-- Material --

—————

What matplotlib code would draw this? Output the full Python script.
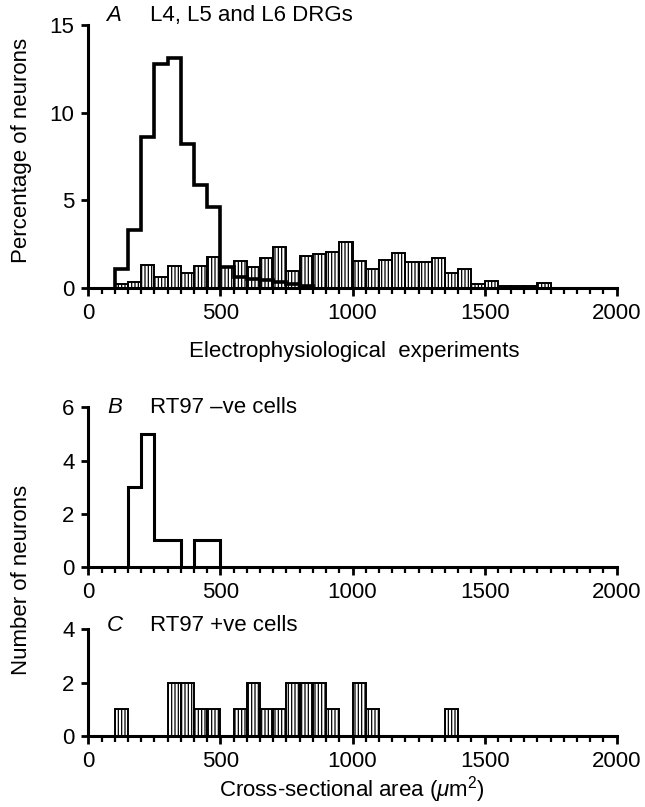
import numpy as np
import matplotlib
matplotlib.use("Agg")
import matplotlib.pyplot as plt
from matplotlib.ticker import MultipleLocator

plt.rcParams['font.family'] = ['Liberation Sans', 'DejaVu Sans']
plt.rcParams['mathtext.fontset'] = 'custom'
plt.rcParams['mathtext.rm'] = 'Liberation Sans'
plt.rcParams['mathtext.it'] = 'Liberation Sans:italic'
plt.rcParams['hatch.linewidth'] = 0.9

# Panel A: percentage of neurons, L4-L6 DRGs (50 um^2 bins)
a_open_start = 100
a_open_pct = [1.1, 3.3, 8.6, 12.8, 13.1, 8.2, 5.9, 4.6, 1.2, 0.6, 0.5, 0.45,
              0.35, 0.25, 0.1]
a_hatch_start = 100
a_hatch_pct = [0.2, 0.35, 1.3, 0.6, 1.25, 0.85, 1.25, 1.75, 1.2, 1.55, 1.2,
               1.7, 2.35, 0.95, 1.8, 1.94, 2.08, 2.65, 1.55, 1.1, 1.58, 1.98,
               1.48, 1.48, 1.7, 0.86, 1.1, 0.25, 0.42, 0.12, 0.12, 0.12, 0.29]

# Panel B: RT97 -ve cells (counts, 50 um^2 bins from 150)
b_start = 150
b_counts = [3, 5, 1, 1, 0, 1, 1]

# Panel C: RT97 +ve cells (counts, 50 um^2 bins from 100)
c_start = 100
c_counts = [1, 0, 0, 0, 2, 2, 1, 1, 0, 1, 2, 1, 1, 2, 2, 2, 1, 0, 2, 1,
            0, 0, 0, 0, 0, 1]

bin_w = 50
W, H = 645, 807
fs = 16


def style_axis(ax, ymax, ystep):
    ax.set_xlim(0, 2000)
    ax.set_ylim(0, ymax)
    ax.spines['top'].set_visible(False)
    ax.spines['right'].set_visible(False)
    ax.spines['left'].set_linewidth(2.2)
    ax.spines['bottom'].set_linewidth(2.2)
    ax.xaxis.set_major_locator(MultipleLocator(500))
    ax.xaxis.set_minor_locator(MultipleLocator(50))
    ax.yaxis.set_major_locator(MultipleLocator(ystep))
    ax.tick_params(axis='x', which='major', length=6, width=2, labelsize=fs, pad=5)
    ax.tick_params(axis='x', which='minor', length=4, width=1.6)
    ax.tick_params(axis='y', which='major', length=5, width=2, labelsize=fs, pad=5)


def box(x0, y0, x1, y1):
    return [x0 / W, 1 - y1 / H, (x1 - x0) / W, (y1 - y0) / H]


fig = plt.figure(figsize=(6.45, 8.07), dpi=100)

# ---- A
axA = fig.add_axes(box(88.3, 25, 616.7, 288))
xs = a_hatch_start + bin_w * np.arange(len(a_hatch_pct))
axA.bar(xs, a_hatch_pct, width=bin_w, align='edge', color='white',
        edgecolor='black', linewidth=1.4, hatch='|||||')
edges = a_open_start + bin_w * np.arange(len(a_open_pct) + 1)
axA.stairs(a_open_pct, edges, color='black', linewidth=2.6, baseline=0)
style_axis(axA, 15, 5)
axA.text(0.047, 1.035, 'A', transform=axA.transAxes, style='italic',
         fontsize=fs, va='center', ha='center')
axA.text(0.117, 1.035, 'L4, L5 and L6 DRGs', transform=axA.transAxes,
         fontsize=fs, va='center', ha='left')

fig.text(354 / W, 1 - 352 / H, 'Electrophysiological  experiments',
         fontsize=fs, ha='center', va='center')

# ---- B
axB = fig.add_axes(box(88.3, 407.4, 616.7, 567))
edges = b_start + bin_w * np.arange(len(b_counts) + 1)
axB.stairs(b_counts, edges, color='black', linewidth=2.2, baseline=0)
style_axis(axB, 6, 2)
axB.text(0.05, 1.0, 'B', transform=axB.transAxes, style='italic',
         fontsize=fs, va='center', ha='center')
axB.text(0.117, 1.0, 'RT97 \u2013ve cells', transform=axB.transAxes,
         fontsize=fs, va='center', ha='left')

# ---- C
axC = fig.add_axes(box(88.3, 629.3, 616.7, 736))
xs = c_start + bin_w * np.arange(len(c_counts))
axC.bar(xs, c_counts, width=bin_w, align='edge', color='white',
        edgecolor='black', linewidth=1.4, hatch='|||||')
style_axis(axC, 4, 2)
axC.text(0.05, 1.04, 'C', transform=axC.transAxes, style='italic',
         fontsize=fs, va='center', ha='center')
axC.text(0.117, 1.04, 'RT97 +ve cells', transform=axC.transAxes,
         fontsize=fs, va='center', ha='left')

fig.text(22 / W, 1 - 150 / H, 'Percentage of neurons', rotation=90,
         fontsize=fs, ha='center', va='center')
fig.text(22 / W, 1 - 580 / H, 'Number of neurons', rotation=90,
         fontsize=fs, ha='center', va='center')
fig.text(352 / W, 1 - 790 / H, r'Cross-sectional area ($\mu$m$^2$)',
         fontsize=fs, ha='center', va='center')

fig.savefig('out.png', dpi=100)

—————

-- What the task requires --
Every line that holds the string "matplotlib" should be returned.

-- Exercise answer --
What matplotlib code would draw this? Output the full Python script.
import matplotlib
matplotlib.use("Agg")
import matplotlib.pyplot as plt
from matplotlib.ticker import MultipleLocator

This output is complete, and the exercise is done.